Friday, September 02, 2016

Hitting The Wall Climbing Mount Fuji

Station 6
One of the videos I had watched on YouTube was titled Climbing Mt. Fuji: 8 Hours of Hell. It was done by some twenty-somethings and it was obvious that they were not prepared properly. His regular athletic shoes fell apart and for some reason he didn't expect it to get cooler as he got higher or rain (actually most of the moisture is just climbing through cloud cover).

Our climb started with cloudy skies which was fine by us since the sun could have been merciless had it poked through. It was still very warm and humid and with all the energy I was exerting I was drenched in sweat. Now I know, women are supposed to glisten not sweat. Sorry this was a sweat drenching. My hair was dripping wet and my light weight shirt was sticking to my back under my pack.
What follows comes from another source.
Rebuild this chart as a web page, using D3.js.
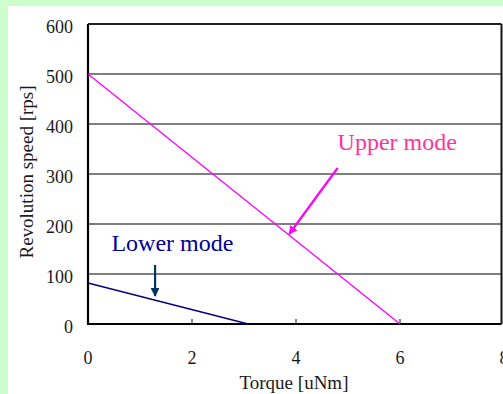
<!DOCTYPE html>
<html>
<head>
<meta charset="utf-8">
<script src="https://cdn.jsdelivr.net/npm/d3@7"></script>
<style>
  html, body { margin: 0; padding: 0; background: #ccffcc; overflow: hidden; }
  svg { display: block; }
  text { font-family: "Liberation Serif", "Times New Roman", serif; }
</style>
</head>
<body>
<div id="chart"></div>
<script>
/************************
 *  Data
 ************************/
const xTicks = [0, 2, 4, 6, 8];
const yTicks = [0, 100, 200, 300, 400, 500, 600];

// torque [uNm] -> revolution speed [rps]
const upperTorque = [0, 6];
const upperSpeed = [500, 0];
const lowerTorque = [0, 3.08];
const lowerSpeed = [82, 0];

// annotation labels and arrows, in data units
const labelNames = ["Upper mode", "Lower mode"];
const labelAt = [[4.8, 348], [0.45, 146]];
const arrowFrom = [[4.8, 312], [1.29, 118]];
const arrowTo = [[3.87, 180], [1.29, 56]];

/************************
 *  Setup
 ************************/
const width = 503;
const height = 394;
const margin = { top: 24, right: 1, bottom: 70, left: 88 };

const svg = d3.select("#chart")
  .append("svg")
  .attr("width", width)
  .attr("height", height);

// white panel on green background
svg.append("rect")
  .attr("x", 8).attr("y", 6)
  .attr("width", width).attr("height", height)
  .style("fill", "white");

const x = d3.scaleLinear().domain([0, 8]).range([margin.left, width - margin.right + 2]);
const y = d3.scaleLinear().domain([0, 600]).range([height - margin.bottom, margin.top]);

/************************
 *  Grid & axes
 ************************/
svg.selectAll(".grid")
  .data(yTicks.filter(d => d > 0))
  .enter()
  .append("line")
  .attr("class", "grid")
  .attr("x1", x(0)).attr("x2", width - 1.5)
  .attr("y1", d => y(d)).attr("y2", d => y(d))
  .style("stroke", d => d === 600 ? "#222" : "#555")
  .style("stroke-width", d => d === 600 ? 2 : 1.3);

// right border
svg.append("line")
  .attr("x1", width - 1.5).attr("x2", width - 1.5)
  .attr("y1", y(600)).attr("y2", y(0))
  .style("stroke", "#111").style("stroke-width", 2);

// x ticks pointing inward
svg.selectAll(".xtick")
  .data(xTicks.slice(1, -1))
  .enter()
  .append("line")
  .attr("x1", d => x(d)).attr("x2", d => x(d))
  .attr("y1", y(0)).attr("y2", y(0) - 5)
  .style("stroke", "#111").style("stroke-width", 1);

// left and bottom axes
svg.append("line")
  .attr("x1", x(0)).attr("x2", x(0))
  .attr("y1", y(600)).attr("y2", y(0) + 1)
  .style("stroke", "black").style("stroke-width", 2.2);
svg.append("line")
  .attr("x1", x(0) - 1).attr("x2", width - 1.5)
  .attr("y1", y(0)).attr("y2", y(0))
  .style("stroke", "black").style("stroke-width", 2.2);

svg.selectAll(".ylabel")
  .data(yTicks)
  .enter()
  .append("text")
  .attr("x", 73)
  .attr("y", d => y(d) + 9)
  .style("text-anchor", "end")
  .style("font-size", "18px")
  .style("fill", "#1a1a1a")
  .text(d => d);

svg.selectAll(".xlabel")
  .data(xTicks)
  .enter()
  .append("text")
  .attr("x", d => x(d))
  .attr("y", 364)
  .style("text-anchor", "middle")
  .style("font-size", "18px")
  .style("fill", "#1a1a1a")
  .text(d => d);

svg.append("text")
  .attr("x", 294)
  .attr("y", 389)
  .style("text-anchor", "middle")
  .style("font-size", "19px")
  .style("fill", "#1a1a1a")
  .text("Torque [uNm]");

svg.append("text")
  .attr("transform", "translate(33,172) rotate(-90)")
  .style("text-anchor", "middle")
  .style("font-size", "19px")
  .style("fill", "#1a1a1a")
  .text("Revolution speed [rps]");

/************************
 *  Lines
 ************************/
const line = d3.line().x(d => x(d[0])).y(d => y(d[1]));

svg.append("path")
  .datum(upperTorque.map((t, i) => [t, upperSpeed[i]]))
  .attr("d", line)
  .style("fill", "none")
  .style("stroke", "#ff00ff")
  .style("stroke-width", 1.3);

svg.append("path")
  .datum(lowerTorque.map((t, i) => [t, lowerSpeed[i]]))
  .attr("d", line)
  .style("fill", "none")
  .style("stroke", "#000080")
  .style("stroke-width", 1.3);

/************************
 *  Annotations
 ************************/
const labelColors = ["#ff3399", "#000099"];
const arrowColors = ["#ff00ff", "#003366"];

const defs = svg.append("defs");
arrowColors.forEach((c, i) => {
  defs.append("marker")
    .attr("id", "head" + i)
    .attr("viewBox", "0 0 10 10")
    .attr("refX", 9).attr("refY", 5)
    .attr("markerWidth", 4).attr("markerHeight", 4)
    .attr("markerUnits", "strokeWidth")
    .attr("orient", "auto")
    .append("path")
    .attr("d", "M0,0 L10,5 L0,10 Z")
    .style("fill", c);
});

labelNames.forEach((name, i) => {
  svg.append("text")
    .attr("x", x(labelAt[i][0]))
    .attr("y", y(labelAt[i][1]))
    .style("font-size", "24px")
    .style("fill", labelColors[i])
    .text(name);

  svg.append("line")
    .attr("x1", x(arrowFrom[i][0])).attr("y1", y(arrowFrom[i][1]))
    .attr("x2", x(arrowTo[i][0])).attr("y2", y(arrowTo[i][1]))
    .style("stroke", arrowColors[i])
    .style("stroke-width", 2.2)
    .attr("marker-end", `url(#head${i})`);
});
</script>
</body>
</html>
When I got promoted to the front of the line I knew it was for a reason. I would be setting the pace and the mountain guide would be pressing me on to keep from lagging behind. One other lady who happened to speak English from living in the States for a while was promoted as well although she was in much better shape than me. On one short break she asked if I wanted some oxygen tablets and some liquid oxygen in my water. She smiled and said the guide had told her that if she thought the tablets and liquid made her feel better to go ahead and take them. She touched her head and said, "So even if it's up here at least it might make us feel better." I took them. A little while later, all in my head or not, I did feel a little better.

Taking a short break.
About this time, the guide looked at my granddaughter and told her in Japanese to carry my backpack. She took it without a protest. She didn't have a backpack. Her dad was carrying all their stuff on his back. I felt so bad giving it to her but she is as tall as I am and certainly much younger. After a while, seeing she handled it pretty well (she was even hopping over some of the steps in our path) I felt a little relieved and certainly began moving a little better without it but it wasn't long before I began wearing out again.
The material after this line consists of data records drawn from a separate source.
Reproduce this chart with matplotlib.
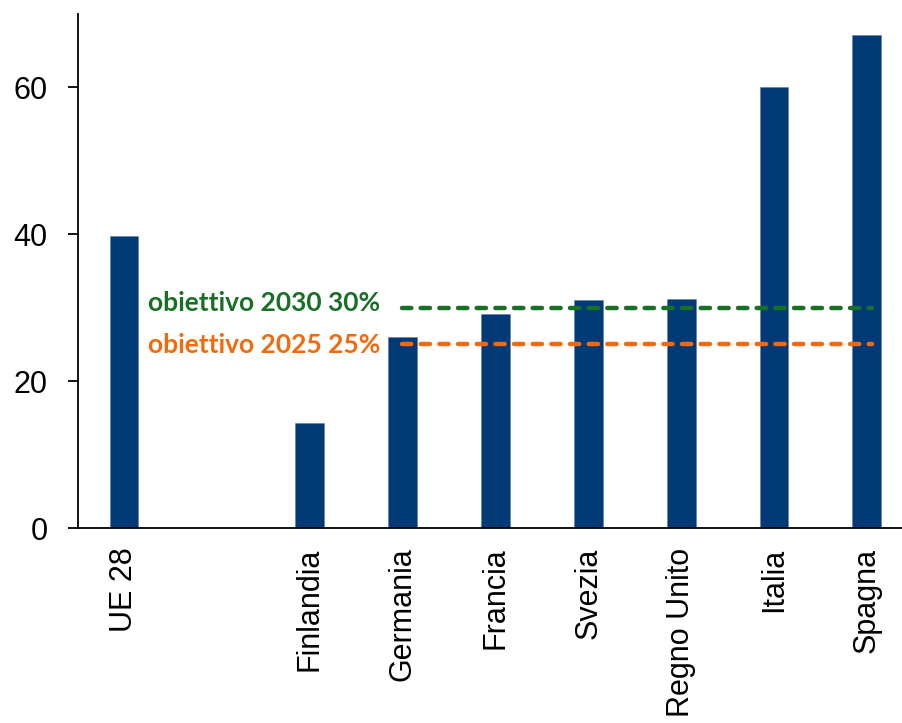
import numpy as np
import matplotlib
matplotlib.use("Agg")
import matplotlib.pyplot as plt

# quota per paese (%), con uno spazio vuoto dopo la media UE
paesi = ["UE 28", "", "Finlandia", "Germania", "Francia", "Svezia",
         "Regno Unito", "Italia", "Spagna"]
valori = [39.7, np.nan, 14.3, 26.0, 29.1, 31.0, 31.2, 60.0, 67.2]

obiettivi = [30, 25]
etichette_obiettivi = ["obiettivo 2030 30%", "obiettivo 2025 25%"]
colori_obiettivi = ["#187025", "#F26A0C"]

plt.rcParams["font.family"] = ["Liberation Sans", "DejaVu Sans"]

fig = plt.figure(figsize=(9.03, 7.23), dpi=100)
ax = fig.add_axes([0.086, 0.2697, 0.914, 0.711])

x = np.arange(len(paesi))
ax.bar(x, valori, width=0.31, color="#023A78", edgecolor="#5D7FAA",
       linewidth=0.4, zorder=2)

# linee tratteggiate degli obiettivi con relative etichette
for y, lab, col in zip(obiettivi, etichette_obiettivi, colori_obiettivi):
    ax.plot([2.99, 8.06], [y, y], color=col, linewidth=3.2,
            linestyle=(0, (2.1, 2.1)), dash_capstyle="round", zorder=3)
    ax.text(2.76, y + (0.6 if y == 30 else -0.1), lab, color=col,
            ha="right", va="center", fontsize=19, fontweight="bold",
            family=["Lato", "DejaVu Sans"])

ax.set_xlim(-0.5, 8.39)
ax.set_ylim(0, 70)
ax.set_yticks([0, 20, 40, 60])
ax.set_xticks(x)
ax.set_xticklabels(paesi, rotation=90, fontsize=22)
ax.tick_params(axis="y", labelsize=22, length=7.5, width=1.3, pad=14)
ax.tick_params(axis="x", length=0, pad=14)

for s in ["top", "right"]:
    ax.spines[s].set_visible(False)
for s in ["left", "bottom"]:
    ax.spines[s].set_linewidth(1.3)

fig.savefig("out.png", dpi=100)
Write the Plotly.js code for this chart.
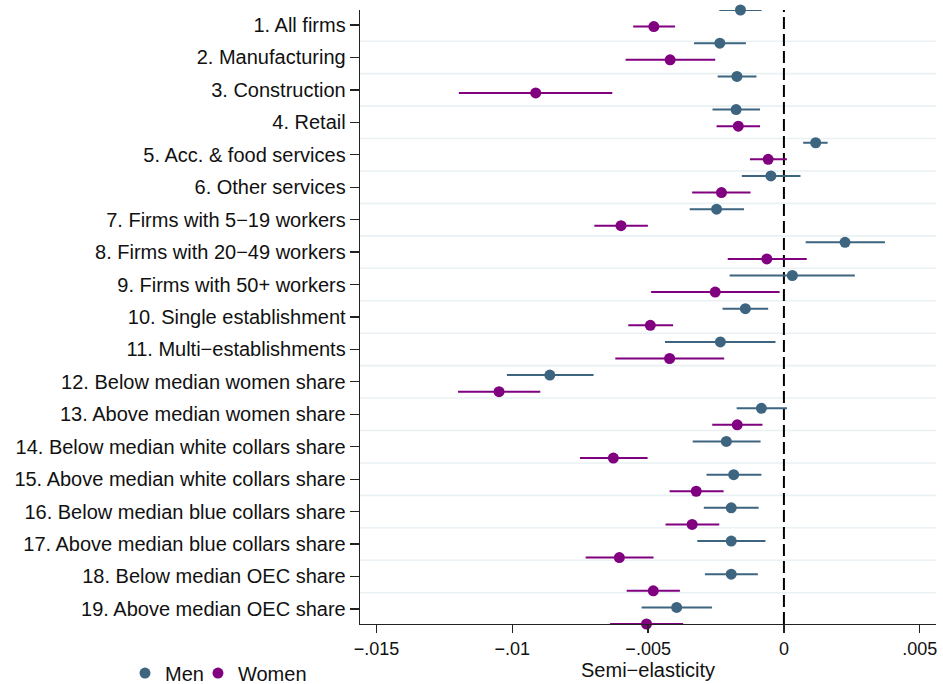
<!DOCTYPE html>
<html>
<head>
<meta charset="utf-8">
<script src="https://cdn.plot.ly/plotly-3.0.1.min.js"></script>
<style>html,body{margin:0;padding:0;background:#fff;}#chart{width:943px;height:684px;}</style>
</head>
<body>
<div id="chart"></div>
<script>
// Category labels (top to bottom)
const categories = [
  "1. All firms",
  "2. Manufacturing",
  "3. Construction",
  "4. Retail",
  "5. Acc. & food services",
  "6. Other services",
  "7. Firms with 5\u221219 workers",
  "8. Firms with 20\u221249 workers",
  "9. Firms with 50+ workers",
  "10. Single establishment",
  "11. Multi\u2212establishments",
  "12. Below median women share",
  "13. Above median women share",
  "14. Below median white collars share",
  "15. Above median white collars share",
  "16. Below median blue collars share",
  "17. Above median blue collars share",
  "18. Below median OEC share",
  "19. Above median OEC share"
];

// Men: point estimate and 95% CI
const menCoef = [-0.00160, -0.00236, -0.00173, -0.00176, 0.00117, -0.00048, -0.00248, 0.00225, 0.00031, -0.00142,
                 -0.00234, -0.00862, -0.00083, -0.00212, -0.00185, -0.00194, -0.00194, -0.00194, -0.00395];
const menLo   = [-0.00238, -0.00331, -0.00244, -0.00263, 0.00071, -0.00155, -0.00347, 0.00080, -0.00200, -0.00226,
                 -0.00438, -0.01020, -0.00174, -0.00336, -0.00285, -0.00295, -0.00319, -0.00291, -0.00524];
const menHi   = [-0.00082, -0.00140, -0.00101, -0.00088, 0.00161, 0.00061, -0.00147, 0.00372, 0.00261, -0.00058,
                 -0.00031, -0.00701, 0.00011, -0.00086, -0.00083, -0.00093, -0.00068, -0.00096, -0.00265];

// Women: point estimate and 95% CI
const womenCoef = [-0.00479, -0.00419, -0.00914, -0.00168, -0.00058, -0.00230, -0.00600, -0.00063, -0.00253, -0.00492,
                   -0.00421, -0.01049, -0.00172, -0.00628, -0.00323, -0.00338, -0.00606, -0.00481, -0.00506];
const womenLo   = [-0.00555, -0.00583, -0.01197, -0.00248, -0.00125, -0.00338, -0.00698, -0.00207, -0.00489, -0.00573,
                   -0.00621, -0.01200, -0.00264, -0.00751, -0.00421, -0.00436, -0.00730, -0.00579, -0.00640];
const womenHi   = [-0.00401, -0.00253, -0.00632, -0.00088, 0.00011, -0.00123, -0.00501, 0.00084, -0.00016, -0.00408,
                   -0.00220, -0.00897, -0.00079, -0.00502, -0.00222, -0.00238, -0.00480, -0.00383, -0.00371];

const xTickVals = [-0.015, -0.01, -0.005, 0, 0.005];
const xTickText = ["\u2212.015", "\u2212.01", "\u2212.005", "0", ".005"];

// vertical layout: 38 equally spaced slots
const yTop = 0.5376, yBottom = 19.465;
const step = (yBottom - yTop) / (2 * categories.length - 1);
const menY = categories.map((c, i) => yTop + 2 * i * step);
const womenY = categories.map((c, i) => yTop + (2 * i + 1) * step);
const tickVals = categories.map((c, i) => i + 1);

const menColor = "#3d6580";
const womenColor = "#800080";
const font = "Liberation Sans, Arial, Helvetica, sans-serif";

function errTrace(name, x, lo, hi, y, color, legendId) {
  return {
    type: "scatter", mode: "markers", name: name, legend: legendId,
    x: x, y: y,
    cliponaxis: false,
    marker: {color: color, size: 11, line: {width: 0}},
    error_x: {
      type: "data", symmetric: false,
      array: x.map((v, i) => hi[i] - v),
      arrayminus: x.map((v, i) => v - lo[i]),
      color: color, thickness: 2, width: 0
    }
  };
}

const traces = [
  errTrace("Men", menCoef, menLo, menHi, menY, menColor, "legend"),
  errTrace("Women", womenCoef, womenLo, womenHi, womenY, womenColor, "legend2")
];

const shapes = [];
for (let i = 1; i < categories.length; i++) {
  shapes.push({type: "line", layer: "below", xref: "paper", x0: 0, x1: 1, yref: "y", y0: i + 0.5, y1: i + 0.5,
               line: {color: "#eaf1f4", width: 1.6}});
}
shapes.push({type: "line", layer: "below", xref: "x", x0: 0, x1: 0, yref: "paper", y0: 0, y1: 1,
             line: {color: "#000", width: 2, dash: "12px,5px"}});

const legendBase = {orientation: "h", xanchor: "left", y: -0.08, yanchor: "middle",
                    font: {family: font, size: 20, color: "#111"}, bgcolor: "rgba(0,0,0,0)"};

const layout = {
  width: 943, height: 684,
  margin: {l: 360, r: 7, t: 10, b: 60, autoexpand: false},
  paper_bgcolor: "#fff", plot_bgcolor: "#fff",
  font: {family: font, size: 20, color: "#111"},
  showlegend: true,
  legend: Object.assign({}, legendBase, {x: -0.408}),
  legend2: Object.assign({}, legendBase, {x: -0.2813}),
  xaxis: {
    range: [-0.01561, 0.0056],
    automargin: false,
    tickmode: "array", tickvals: xTickVals, ticktext: xTickText,
    ticks: "outside", ticklen: 8, tickwidth: 1.3, tickcolor: "#222",
    showline: true, linecolor: "#222", linewidth: 1.3,
    showgrid: false, zeroline: false,
    tickfont: {family: font, size: 18, color: "#111"},
    title: {text: "Semi\u2212elasticity", font: {family: font, size: 20, color: "#111"}, standoff: 4}
  },
  yaxis: {
    range: [yBottom, yTop],
    automargin: false,
    tickmode: "array", tickvals: tickVals, ticktext: categories,
    ticks: "outside", ticklen: 9, tickwidth: 1.3, tickcolor: "#222",
    showline: true, linecolor: "#222", linewidth: 1.3,
    showgrid: false, zeroline: false,
    tickfont: {family: font, size: 20, color: "#111"}
  },
  shapes: shapes
};

Plotly.newPlot("chart", traces, layout, {displayModeBar: false, staticPlot: true});
</script>
</body>
</html>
I think we took a few more breaks but they were a little shorter. It was nice being in front because then I got a little more rest waiting for the rest of the group to get to our rest spot. Soon we settled into a little ritual. When it was time to start up again the Japanese mountain guide would come to me look me in the eye, smile, and say, "Shall we go?" "Shall" would be drawn out a little slowly and then the "we go?" was a bit staccato. I realized later that it was the cadence of the Japanese language coming through.

His question and his smile didn't bother me but there was this twinkle in his eye when he said it that made me wonder. Was he amused? Or was he trying to kill me on this mountain?